Records shown:
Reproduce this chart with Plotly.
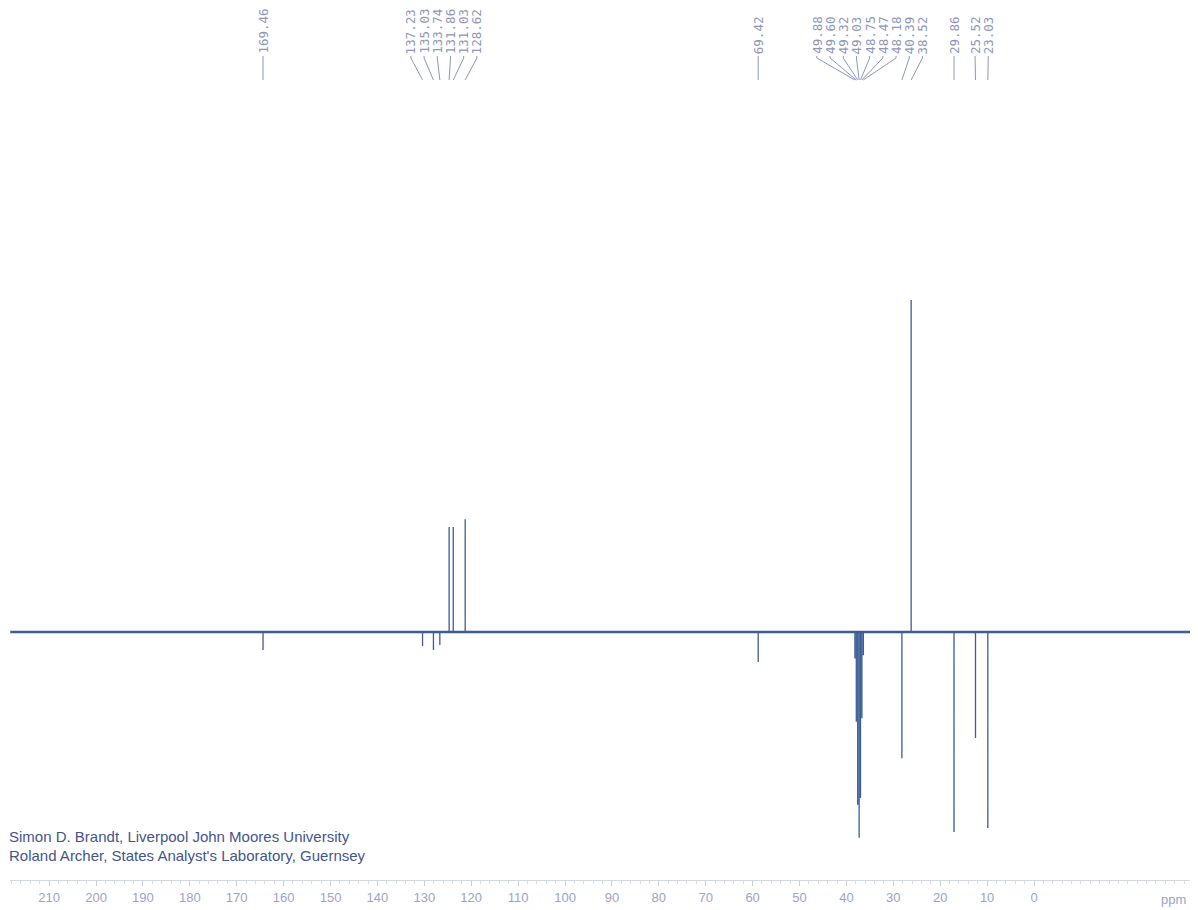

...

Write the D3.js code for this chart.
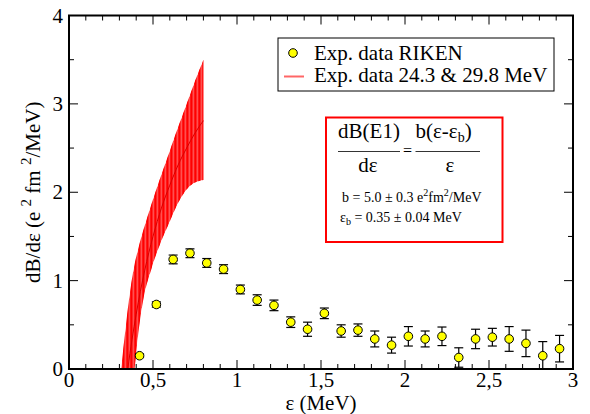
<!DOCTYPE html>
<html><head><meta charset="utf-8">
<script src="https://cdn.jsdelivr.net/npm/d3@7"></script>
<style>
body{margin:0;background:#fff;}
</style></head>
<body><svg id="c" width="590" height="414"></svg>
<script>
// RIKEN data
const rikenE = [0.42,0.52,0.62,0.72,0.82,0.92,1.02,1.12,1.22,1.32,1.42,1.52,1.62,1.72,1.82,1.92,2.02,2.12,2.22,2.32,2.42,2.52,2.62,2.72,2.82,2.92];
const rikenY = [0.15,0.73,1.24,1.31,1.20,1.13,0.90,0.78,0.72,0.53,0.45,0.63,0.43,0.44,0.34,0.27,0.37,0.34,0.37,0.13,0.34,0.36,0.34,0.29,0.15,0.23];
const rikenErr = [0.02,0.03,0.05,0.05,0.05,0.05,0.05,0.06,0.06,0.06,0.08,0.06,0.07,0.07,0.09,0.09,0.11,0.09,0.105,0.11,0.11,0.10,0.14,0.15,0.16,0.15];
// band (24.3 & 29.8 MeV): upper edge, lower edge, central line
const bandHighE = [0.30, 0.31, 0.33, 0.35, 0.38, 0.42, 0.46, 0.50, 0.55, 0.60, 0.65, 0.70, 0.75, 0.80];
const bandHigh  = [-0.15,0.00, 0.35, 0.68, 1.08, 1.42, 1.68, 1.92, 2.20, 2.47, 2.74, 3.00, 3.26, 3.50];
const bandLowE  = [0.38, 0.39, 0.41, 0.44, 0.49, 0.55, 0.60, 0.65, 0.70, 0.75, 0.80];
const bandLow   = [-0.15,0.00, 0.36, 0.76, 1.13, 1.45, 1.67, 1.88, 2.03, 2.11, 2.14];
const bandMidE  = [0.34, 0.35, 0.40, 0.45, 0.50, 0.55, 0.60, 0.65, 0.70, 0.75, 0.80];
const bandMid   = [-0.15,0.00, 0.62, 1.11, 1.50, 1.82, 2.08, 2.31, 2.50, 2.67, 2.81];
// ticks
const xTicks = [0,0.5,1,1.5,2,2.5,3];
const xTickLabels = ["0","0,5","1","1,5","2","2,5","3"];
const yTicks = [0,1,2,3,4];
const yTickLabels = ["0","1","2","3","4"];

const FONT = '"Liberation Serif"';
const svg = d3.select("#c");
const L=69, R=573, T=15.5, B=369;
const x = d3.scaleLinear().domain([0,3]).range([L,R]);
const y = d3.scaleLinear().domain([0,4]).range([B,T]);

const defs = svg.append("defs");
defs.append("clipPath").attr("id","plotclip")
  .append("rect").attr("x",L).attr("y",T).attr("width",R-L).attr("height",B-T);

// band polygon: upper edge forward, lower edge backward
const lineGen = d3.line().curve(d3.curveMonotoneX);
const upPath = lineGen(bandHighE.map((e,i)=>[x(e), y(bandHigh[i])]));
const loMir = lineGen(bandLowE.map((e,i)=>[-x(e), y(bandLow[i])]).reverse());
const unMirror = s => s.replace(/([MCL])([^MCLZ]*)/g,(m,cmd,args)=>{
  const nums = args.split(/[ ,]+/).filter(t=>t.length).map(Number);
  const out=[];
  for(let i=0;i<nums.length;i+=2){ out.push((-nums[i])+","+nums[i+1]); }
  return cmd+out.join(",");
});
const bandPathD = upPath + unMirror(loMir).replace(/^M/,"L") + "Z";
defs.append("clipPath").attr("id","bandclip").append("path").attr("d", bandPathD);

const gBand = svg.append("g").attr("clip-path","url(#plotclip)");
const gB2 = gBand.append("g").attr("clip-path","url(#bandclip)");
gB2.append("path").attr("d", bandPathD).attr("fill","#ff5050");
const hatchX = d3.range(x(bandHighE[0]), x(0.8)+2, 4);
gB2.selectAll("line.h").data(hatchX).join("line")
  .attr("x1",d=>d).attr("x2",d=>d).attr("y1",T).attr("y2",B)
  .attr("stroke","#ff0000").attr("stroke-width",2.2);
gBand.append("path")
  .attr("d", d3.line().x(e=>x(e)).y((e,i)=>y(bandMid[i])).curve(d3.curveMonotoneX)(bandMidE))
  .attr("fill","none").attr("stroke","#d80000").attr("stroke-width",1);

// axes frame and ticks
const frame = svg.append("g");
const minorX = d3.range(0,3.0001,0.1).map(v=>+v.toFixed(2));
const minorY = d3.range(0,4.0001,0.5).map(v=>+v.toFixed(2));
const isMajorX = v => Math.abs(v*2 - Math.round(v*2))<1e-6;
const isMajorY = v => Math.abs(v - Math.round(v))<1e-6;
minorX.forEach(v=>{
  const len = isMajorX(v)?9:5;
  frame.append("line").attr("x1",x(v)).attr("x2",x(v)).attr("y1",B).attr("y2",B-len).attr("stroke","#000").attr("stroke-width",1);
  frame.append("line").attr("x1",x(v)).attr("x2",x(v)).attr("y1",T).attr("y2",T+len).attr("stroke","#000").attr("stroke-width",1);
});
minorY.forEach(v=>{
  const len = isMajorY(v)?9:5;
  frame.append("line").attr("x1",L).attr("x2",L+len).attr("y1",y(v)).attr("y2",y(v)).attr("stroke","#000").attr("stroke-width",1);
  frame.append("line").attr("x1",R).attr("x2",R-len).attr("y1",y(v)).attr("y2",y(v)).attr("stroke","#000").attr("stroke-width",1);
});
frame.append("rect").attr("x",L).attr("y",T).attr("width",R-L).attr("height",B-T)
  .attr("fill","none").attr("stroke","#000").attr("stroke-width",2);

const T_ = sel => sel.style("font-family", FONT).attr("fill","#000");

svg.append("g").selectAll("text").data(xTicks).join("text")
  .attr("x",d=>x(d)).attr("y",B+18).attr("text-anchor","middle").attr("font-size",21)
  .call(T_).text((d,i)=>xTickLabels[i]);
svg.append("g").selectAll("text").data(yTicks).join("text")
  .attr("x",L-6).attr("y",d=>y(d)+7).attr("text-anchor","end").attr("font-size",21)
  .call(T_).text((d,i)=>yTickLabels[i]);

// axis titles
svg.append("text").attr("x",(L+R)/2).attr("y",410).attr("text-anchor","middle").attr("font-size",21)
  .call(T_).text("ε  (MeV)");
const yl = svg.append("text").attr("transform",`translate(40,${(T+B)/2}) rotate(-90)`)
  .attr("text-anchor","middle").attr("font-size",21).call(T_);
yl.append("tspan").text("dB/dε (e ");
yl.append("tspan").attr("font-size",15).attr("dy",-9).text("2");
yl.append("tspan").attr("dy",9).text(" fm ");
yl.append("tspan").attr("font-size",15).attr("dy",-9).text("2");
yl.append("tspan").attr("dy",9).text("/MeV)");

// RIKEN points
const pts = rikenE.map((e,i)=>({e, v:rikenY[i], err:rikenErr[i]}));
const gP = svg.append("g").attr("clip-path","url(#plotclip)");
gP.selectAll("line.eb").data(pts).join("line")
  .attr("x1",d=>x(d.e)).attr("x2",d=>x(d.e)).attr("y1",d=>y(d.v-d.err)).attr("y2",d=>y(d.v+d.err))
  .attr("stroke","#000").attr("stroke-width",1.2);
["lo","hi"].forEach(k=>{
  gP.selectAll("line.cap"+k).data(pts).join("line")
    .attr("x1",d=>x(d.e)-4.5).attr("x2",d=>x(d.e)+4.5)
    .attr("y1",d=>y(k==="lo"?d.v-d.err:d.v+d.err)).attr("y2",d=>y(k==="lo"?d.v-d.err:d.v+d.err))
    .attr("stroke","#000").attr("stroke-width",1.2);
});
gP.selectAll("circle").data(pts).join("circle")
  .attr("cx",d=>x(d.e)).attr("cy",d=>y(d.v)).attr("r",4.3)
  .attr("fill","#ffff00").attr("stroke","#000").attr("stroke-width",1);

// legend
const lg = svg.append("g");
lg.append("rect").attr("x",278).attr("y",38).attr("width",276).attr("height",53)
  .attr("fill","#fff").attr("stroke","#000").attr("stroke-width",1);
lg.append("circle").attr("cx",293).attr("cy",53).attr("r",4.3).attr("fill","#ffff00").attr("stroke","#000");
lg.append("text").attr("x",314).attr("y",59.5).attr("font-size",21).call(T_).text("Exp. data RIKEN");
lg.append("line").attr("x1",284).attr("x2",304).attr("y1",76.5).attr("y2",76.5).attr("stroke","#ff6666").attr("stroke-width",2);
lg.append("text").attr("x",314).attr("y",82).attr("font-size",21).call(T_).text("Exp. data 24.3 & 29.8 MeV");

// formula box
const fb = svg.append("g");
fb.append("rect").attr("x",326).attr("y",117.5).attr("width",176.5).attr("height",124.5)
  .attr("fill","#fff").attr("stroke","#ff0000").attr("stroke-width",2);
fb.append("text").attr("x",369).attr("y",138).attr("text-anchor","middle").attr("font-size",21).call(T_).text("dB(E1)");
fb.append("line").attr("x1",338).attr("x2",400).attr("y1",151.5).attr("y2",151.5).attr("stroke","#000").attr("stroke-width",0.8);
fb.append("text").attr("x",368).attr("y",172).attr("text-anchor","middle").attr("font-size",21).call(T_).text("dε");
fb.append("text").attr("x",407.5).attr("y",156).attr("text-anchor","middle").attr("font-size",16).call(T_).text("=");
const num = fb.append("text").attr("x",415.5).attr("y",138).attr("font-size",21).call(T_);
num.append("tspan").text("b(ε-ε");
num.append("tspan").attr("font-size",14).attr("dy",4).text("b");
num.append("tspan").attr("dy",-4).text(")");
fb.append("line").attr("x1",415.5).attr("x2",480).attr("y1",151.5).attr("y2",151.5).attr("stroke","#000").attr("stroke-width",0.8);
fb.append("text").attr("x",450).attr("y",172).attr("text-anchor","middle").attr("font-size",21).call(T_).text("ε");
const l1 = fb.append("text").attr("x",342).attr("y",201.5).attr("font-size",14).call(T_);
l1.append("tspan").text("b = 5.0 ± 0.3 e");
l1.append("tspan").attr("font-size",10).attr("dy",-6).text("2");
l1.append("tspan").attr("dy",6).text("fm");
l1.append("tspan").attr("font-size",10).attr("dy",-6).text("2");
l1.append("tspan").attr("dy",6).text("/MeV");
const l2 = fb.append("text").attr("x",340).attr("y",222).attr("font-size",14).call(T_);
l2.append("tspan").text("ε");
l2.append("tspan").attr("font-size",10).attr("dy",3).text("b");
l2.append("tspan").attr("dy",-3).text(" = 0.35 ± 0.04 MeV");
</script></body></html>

==

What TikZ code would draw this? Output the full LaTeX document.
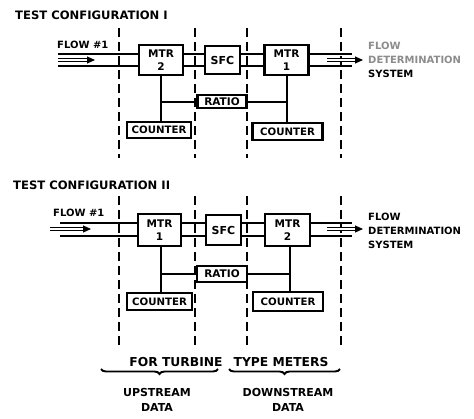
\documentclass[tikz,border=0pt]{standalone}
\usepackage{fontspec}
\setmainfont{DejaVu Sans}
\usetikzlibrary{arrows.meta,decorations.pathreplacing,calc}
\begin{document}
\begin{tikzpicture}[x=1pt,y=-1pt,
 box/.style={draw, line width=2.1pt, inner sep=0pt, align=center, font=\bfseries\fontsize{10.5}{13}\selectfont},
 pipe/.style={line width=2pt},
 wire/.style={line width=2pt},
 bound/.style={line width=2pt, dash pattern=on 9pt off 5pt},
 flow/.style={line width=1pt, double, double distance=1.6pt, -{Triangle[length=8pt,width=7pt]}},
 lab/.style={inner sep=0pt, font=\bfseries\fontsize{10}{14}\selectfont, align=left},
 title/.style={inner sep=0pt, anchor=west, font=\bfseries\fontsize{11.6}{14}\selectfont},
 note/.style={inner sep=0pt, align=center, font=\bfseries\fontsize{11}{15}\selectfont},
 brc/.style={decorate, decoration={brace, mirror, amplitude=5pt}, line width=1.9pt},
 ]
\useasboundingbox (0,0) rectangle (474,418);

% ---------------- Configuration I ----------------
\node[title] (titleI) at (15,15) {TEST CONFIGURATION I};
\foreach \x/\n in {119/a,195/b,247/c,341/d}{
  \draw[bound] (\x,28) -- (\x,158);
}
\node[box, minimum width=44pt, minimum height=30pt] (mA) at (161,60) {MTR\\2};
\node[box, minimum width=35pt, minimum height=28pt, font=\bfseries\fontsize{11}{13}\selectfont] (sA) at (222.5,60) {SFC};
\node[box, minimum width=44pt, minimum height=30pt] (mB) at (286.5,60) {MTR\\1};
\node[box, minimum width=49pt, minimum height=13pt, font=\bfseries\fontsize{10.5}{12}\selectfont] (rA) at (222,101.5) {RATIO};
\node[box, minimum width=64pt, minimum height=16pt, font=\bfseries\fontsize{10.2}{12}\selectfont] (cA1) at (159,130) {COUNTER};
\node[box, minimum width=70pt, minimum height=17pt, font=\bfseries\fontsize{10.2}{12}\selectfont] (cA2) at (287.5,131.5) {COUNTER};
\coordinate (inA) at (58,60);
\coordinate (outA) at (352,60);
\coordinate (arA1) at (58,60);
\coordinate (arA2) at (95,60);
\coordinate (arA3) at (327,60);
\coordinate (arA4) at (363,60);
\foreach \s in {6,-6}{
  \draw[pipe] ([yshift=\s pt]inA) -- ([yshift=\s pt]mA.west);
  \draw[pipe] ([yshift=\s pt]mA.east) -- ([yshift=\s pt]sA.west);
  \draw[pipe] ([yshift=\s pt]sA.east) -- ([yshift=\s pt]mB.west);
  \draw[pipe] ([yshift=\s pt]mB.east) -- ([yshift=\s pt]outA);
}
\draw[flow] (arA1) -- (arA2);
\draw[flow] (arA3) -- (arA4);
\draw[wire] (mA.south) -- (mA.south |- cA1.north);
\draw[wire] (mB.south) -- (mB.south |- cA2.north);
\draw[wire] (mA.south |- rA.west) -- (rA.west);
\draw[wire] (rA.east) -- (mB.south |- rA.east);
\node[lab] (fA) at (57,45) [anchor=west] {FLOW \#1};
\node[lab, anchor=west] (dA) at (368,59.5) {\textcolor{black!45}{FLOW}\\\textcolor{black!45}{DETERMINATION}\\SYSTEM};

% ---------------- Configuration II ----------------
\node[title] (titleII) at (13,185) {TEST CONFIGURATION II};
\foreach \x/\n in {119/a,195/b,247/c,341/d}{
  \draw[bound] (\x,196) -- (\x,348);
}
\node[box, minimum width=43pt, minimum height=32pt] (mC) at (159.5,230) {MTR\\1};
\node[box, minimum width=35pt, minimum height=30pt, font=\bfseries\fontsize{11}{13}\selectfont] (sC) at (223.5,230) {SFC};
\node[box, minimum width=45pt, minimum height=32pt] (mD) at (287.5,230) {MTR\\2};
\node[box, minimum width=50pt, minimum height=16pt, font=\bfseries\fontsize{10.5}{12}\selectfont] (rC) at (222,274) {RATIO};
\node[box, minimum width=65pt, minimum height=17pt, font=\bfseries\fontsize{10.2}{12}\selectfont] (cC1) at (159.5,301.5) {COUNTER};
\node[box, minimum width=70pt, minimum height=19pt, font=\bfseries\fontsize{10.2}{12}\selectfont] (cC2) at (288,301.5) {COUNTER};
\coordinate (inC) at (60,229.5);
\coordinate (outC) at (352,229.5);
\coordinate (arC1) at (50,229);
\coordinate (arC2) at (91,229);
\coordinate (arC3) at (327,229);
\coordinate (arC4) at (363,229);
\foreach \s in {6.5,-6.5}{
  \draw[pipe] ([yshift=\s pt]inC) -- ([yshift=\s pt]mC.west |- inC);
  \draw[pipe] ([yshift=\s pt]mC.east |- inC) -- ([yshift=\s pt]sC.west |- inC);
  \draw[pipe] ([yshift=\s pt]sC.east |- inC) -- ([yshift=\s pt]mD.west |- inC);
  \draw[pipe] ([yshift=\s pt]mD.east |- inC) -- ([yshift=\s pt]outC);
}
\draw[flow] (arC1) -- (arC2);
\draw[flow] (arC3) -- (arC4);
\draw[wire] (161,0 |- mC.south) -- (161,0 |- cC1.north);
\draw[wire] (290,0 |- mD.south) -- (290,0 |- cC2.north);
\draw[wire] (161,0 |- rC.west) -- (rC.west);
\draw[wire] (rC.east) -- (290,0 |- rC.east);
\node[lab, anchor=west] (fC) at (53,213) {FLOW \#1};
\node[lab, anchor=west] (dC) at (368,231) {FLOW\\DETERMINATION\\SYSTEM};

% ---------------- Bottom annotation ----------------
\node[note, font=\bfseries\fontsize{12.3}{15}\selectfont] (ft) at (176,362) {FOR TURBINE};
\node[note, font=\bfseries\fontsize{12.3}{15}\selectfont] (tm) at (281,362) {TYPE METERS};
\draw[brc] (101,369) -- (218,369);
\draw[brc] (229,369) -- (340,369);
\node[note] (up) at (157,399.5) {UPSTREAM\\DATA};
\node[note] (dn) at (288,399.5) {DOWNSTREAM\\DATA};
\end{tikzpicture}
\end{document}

What is expected:
Tally the lines of the listing above that include the word "chart". Answer with the number alone.

The response:
2